Usually, you compute the hash as hash of array of all attributes XORed with a big random value to avoid conflicts with that exact array of all attributes. In other words, we want:

Something.new(1).hash != 1.hash
Something.new(1).hash != [1].hash

But that was a digression. Let’s get back to the merit.

I would love:

{"foo" => 1}[:foo] == 1 # true
{foo: 1}["foo"]    == 1 # true

And for that we would need:

:foo.hash == "foo".hash # true

But here is the thing. It might be that computing a Symbols’s hash is 2-3 times faster than a String’s hash right now. I don’t know why. Maybe Symbols, which are immutable have a pre-computed hash or can have a memoized hash value because it won’t change. I am not sure. But if that’s the reason, I can imagine that frozen, immutable Strings could have lazy-computed, memoized hash value as well.

I believe there is a lot of libraries and apps out there that rely on that fact:

:foo.object_id == :foo.object_id

So obviously that should be preserved. But I believe if symbols were strings and Ruby would internally keep a unique list of them, just like doing it today for us, everything would work without a problem.

After all, the fact that you always get the same symbol is just a mapping somewhere in Ruby implementation from

{"foo" => Symbol.new("foo")}

Historically, it was not even garbage-collected. Now it is.

So with:

{"foo" => "foo".freeze}

somewhere there in Ruby internals, we could still get the same object when we ask for :foo :

:foo.object_id == :foo.object_id # true
:foo.equal?(:foo)                # true

Let’s continue this journey. Here is a problematic area:

foo = "foo"
foo.equal?(foo.to_s) # true

String#to_s basically returns self in Ruby. So if Symbols were frozen strings this would break:

foo = :foo
bar = foo.to_s
bar << " baz"

because bar would be the same object as foo instead of a new string (like it is right now for Symbols).

Here is another potential issue. There might be libraries out there checking if an object is a symbol.

if var.is_a?(Symbol)
  # do something
else
  # do it differently or not at all
end

I was thinking how to solve it… How could we distinguish :foo from "foo" if we really needed.

I see two options. Make Symbol work like String without making it a String (either by adding all the methods or making it an alias Symbol = String). And another option. Make Symbol inherit from String so Symbol < String.

With that

:foo.is_a?(Symbol)

would be true.

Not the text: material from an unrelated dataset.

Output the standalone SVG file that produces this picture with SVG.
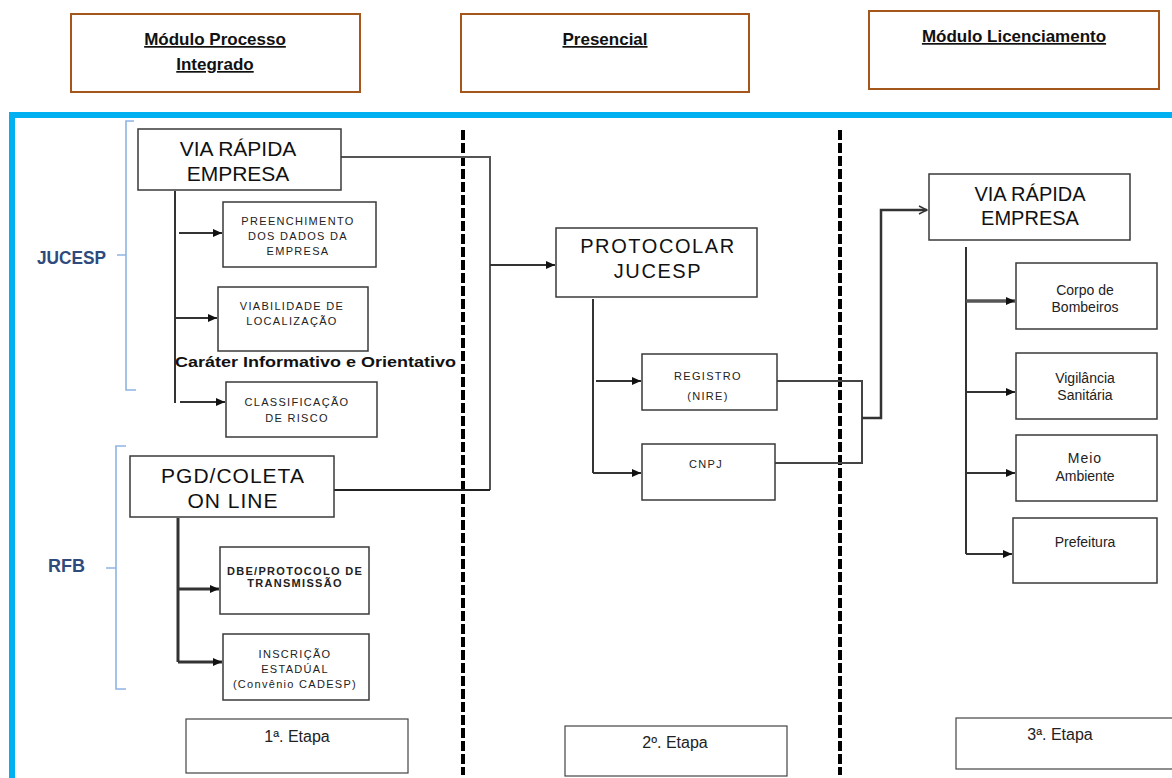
<svg xmlns="http://www.w3.org/2000/svg" width="1172" height="778" viewBox="0 0 1172 778">
<style>
.hdr{fill:#fff;stroke:#a5561b;stroke-width:2}
.htx{font-family:"Liberation Sans",Arial,sans-serif;font-weight:bold;font-size:17px;fill:#111;text-anchor:middle;text-decoration:underline}
.box{fill:#fff;stroke:#3a3a3a;stroke-width:1.5}
.big{font-family:"Liberation Sans",Arial,sans-serif;fill:#111;text-anchor:middle}
.sm{font-family:"Liberation Sans",Arial,sans-serif;fill:#222;text-anchor:middle;font-size:11px;letter-spacing:1.3px}
.md{font-family:"Liberation Sans",Arial,sans-serif;fill:#222;text-anchor:middle;font-size:14px}
.et{font-family:"Liberation Sans",Arial,sans-serif;fill:#222;text-anchor:middle;font-size:16px}
.etb{fill:#fff;stroke:#444;stroke-width:1.2}
.lbl{font-family:"Liberation Sans",Arial,sans-serif;font-weight:bold;fill:#2f4a7c;font-size:18px}
.brk{fill:none;stroke:#8eb4e3;stroke-width:1.6}
.ln{fill:none;stroke:#333;stroke-width:2}
.lnb{fill:none;stroke:#333;stroke-width:3}
.dash{fill:none;stroke:#000;stroke-width:4;stroke-dasharray:10 3}
.blue{fill:none;stroke:#00b0f0;stroke-width:6}
</style>
<defs>
<marker id="ah" markerUnits="userSpaceOnUse" markerWidth="9" markerHeight="8" refX="9" refY="4" orient="auto"><path d="M0,0 L9,4 L0,8 z" fill="#111"/></marker>
<marker id="oh" markerUnits="userSpaceOnUse" markerWidth="10" markerHeight="10" refX="9" refY="5" orient="auto"><path d="M1,1 L9,5 L1,9" fill="none" stroke="#333" stroke-width="1.5"/></marker>
</defs>
<rect width="1172" height="778" fill="#fff"/>

<g id="headers">
<g id="h-processo"><rect class="hdr" x="71" y="14" width="289" height="78"/><text class="htx" x="215" y="45">Módulo Processo</text><text class="htx" x="215" y="70">Integrado</text></g>
<g id="h-presencial"><rect class="hdr" x="461" y="14" width="288" height="78"/><text class="htx" x="605" y="45">Presencial</text></g>
<g id="h-licenciamento"><rect class="hdr" x="869" y="11" width="290" height="78"/><text class="htx" x="1014" y="42">Módulo Licenciamento</text></g>
</g>

<g id="frame">
<line class="blue" x1="9" y1="115" x2="1172" y2="115"/>
<line class="blue" x1="12" y1="112" x2="12" y2="778"/>
</g>

<g id="dividers">
<line class="dash" x1="463" y1="130" x2="463" y2="775"/>
<line class="dash" x1="840" y1="130" x2="840" y2="775"/>
</g>

<g id="brackets">
<g id="jucesp"><path class="brk" d="M134,121 H126 V390 H136 M117,255 H126"/><text class="lbl" x="37" y="264" textLength="69" lengthAdjust="spacingAndGlyphs">JUCESP</text></g>
<g id="rfb"><path class="brk" d="M126,446 H116 V689 H126 M106,568 H116"/><text class="lbl" x="48" y="572">RFB</text></g>
</g>

<g id="connectors">
<path fill="none" stroke="#555" stroke-width="2" d="M341,157 H490 V490"/>
<path fill="none" stroke="#222" stroke-width="2" d="M334,490 H490"/>
<path class="ln" d="M490,265 H555" marker-end="url(#ah)"/>
<path class="ln" d="M175,191 V403"/>
<path class="ln" d="M179,233 H222" marker-end="url(#ah)"/>
<path class="ln" d="M175,318 H217" marker-end="url(#ah)"/>
<path class="ln" d="M180,402 H225" marker-end="url(#ah)"/>
<path class="lnb" d="M178,518 V662"/>
<path class="lnb" d="M178,589 H219" marker-end="url(#ah)"/>
<path class="lnb" d="M178,662 H222" marker-end="url(#ah)"/>
<path class="ln" d="M593,299 V473"/>
<path class="ln" d="M596,381 H641" marker-end="url(#ah)"/>
<path class="ln" d="M593,473 H641" marker-end="url(#ah)"/>
<path fill="none" stroke="#444" stroke-width="2" d="M777,381 H862 V463 H775"/>
<path fill="none" stroke="#333" stroke-width="2.5" d="M862,418 H881 V210 H927" marker-end="url(#oh)"/>
<path class="ln" d="M966,247 V554"/>
<path fill="none" stroke="#555" stroke-width="3.5" d="M966,301 H1015" marker-end="url(#ah)"/>
<path class="ln" d="M966,392 H1015" marker-end="url(#ah)"/>
<path class="ln" d="M966,473 H1015" marker-end="url(#ah)"/>
<path class="ln" d="M966,554 H1012" marker-end="url(#ah)"/>
</g>

<g id="via-rapida-1"><rect class="box" x="138" y="129" width="203" height="61"/><text class="big" font-size="21" x="238" y="156">VIA RÁPIDA</text><text class="big" font-size="21" x="238" y="181">EMPRESA</text></g>
<g id="preenchimento"><rect class="box" x="223" y="202" width="153" height="65"/><text class="sm" x="298" y="225">PREENCHIMENTO</text><text class="sm" x="298" y="240">DOS DADOS DA</text><text class="sm" x="298" y="255">EMPRESA</text></g>
<g id="viabilidade"><rect class="box" x="218" y="287" width="150" height="64"/><text class="sm" x="292" y="310" letter-spacing="1">VIABILIDADE DE</text><text class="sm" x="292" y="325" letter-spacing="1">LOCALIZAÇÃO</text></g>
<g id="carater"><text font-family="Liberation Sans,Arial,sans-serif" font-weight="bold" font-size="15" fill="#111" x="175" y="367" textLength="281" lengthAdjust="spacingAndGlyphs">Caráter Informativo e Orientativo</text></g>
<g id="classificacao"><rect class="box" x="226" y="382" width="151" height="55"/><text class="sm" x="297" y="406" letter-spacing="1.8">CLASSIFICAÇÃO</text><text class="sm" x="297" y="422" letter-spacing="1.8">DE RISCO</text></g>
<g id="pgd"><rect class="box" x="130" y="456" width="204" height="61"/><text class="big" font-size="21" letter-spacing="1" x="233" y="483">PGD/COLETA</text><text class="big" font-size="21" letter-spacing="1" x="233" y="508">ON LINE</text></g>
<g id="dbe"><rect class="box" x="220" y="547" width="149" height="67"/><text class="sm" font-size="10" font-weight="bold" letter-spacing="1" x="295" y="575">DBE/PROTOCOLO DE</text><text class="sm" font-size="10" font-weight="bold" letter-spacing="1" x="295" y="587">TRANSMISSÃO</text></g>
<g id="inscricao"><rect class="box" x="223" y="634" width="146" height="66"/><text class="sm" font-size="12" letter-spacing="1" x="295" y="658">INSCRIÇÃO</text><text class="sm" font-size="12" letter-spacing="1" x="295" y="673">ESTADÚAL</text><text class="sm" font-size="12" letter-spacing="0.8" x="295" y="688">(Convênio CADESP)</text></g>

<g id="protocolar"><rect class="box" x="556" y="228" width="201" height="69"/><text class="big" font-size="20" letter-spacing="1.6" x="658" y="253">PROTOCOLAR</text><text class="big" font-size="20" letter-spacing="1.6" x="658" y="278">JUCESP</text></g>
<g id="registro"><rect class="box" x="642" y="354" width="135" height="56"/><text class="sm" font-size="12" letter-spacing="0.8" x="708" y="380">REGISTRO</text><text class="sm" font-size="12" letter-spacing="0.8" x="708" y="400">(NIRE)</text></g>
<g id="cnpj"><rect class="box" x="642" y="444" width="133" height="56"/><text class="sm" font-size="12" letter-spacing="0.8" x="706" y="468">CNPJ</text></g>

<g id="via-rapida-2"><rect class="box" x="929" y="174" width="201" height="66"/><text class="big" font-size="20" x="1030" y="201">VIA RÁPIDA</text><text class="big" font-size="20" x="1030" y="225">EMPRESA</text></g>
<g id="bombeiros"><rect class="box" x="1016" y="263" width="141" height="66"/><text class="md" x="1085" y="295">Corpo de</text><text class="md" x="1085" y="312">Bombeiros</text></g>
<g id="vigilancia"><rect class="box" x="1016" y="353" width="141" height="66"/><text class="md" x="1085" y="383">Vigilância</text><text class="md" x="1085" y="400">Sanitária</text></g>
<g id="meio"><rect class="box" x="1016" y="435" width="141" height="66"/><text class="md" x="1085" y="463" letter-spacing="1">Meio</text><text class="md" x="1085" y="481">Ambiente</text></g>
<g id="prefeitura"><rect class="box" x="1013" y="518" width="144" height="65"/><text class="md" x="1085" y="547">Prefeitura</text></g>

<g id="etapa1"><rect class="etb" x="186" y="719" width="222" height="54"/><text class="et" x="297" y="742">1ª. Etapa</text></g>
<g id="etapa2"><rect class="etb" x="565" y="726" width="222" height="50"/><text class="et" x="675" y="748">2º. Etapa</text></g>
<g id="etapa3"><rect class="etb" x="956" y="718" width="220" height="51"/><text class="et" x="1060" y="740">3ª. Etapa</text></g>
</svg>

But…

:foo.is_a?(String)

would also be true.

The difference could be that Symbol#to_s would be redefined to return new, identical, unfrozen String instead of the same one.

So maybe something like that.

class Symbol < String
  def initialize(val)
    super
    freeze
  end

  def to_s
    "#{self}"
  end

  def hash
    @hash ||= super
  end
end

I doubt that’s gonna happen. Probably too many corner cases right now to introduce such a change. But if we could drop Fixnum and Bignum, maybe we can drop Symbol?

Would we even want to? What’s your opinion? Do you need Symbol class in your code? Or do you just like the symbol notation?

I will leave you with a quote by Matz

Symbols are taken from Lisp symbols, and they has been totally different beast from strings. They are not nicer (and faster) representation of strings. But as Ruby stepped forward its own way, the difference between symbols and strings has been less recognized by users.

And if you think that would be a bad idea, let me tell you that he tried but failed.

I guess too many libraries out there rely on checking if an object is Symbol or not.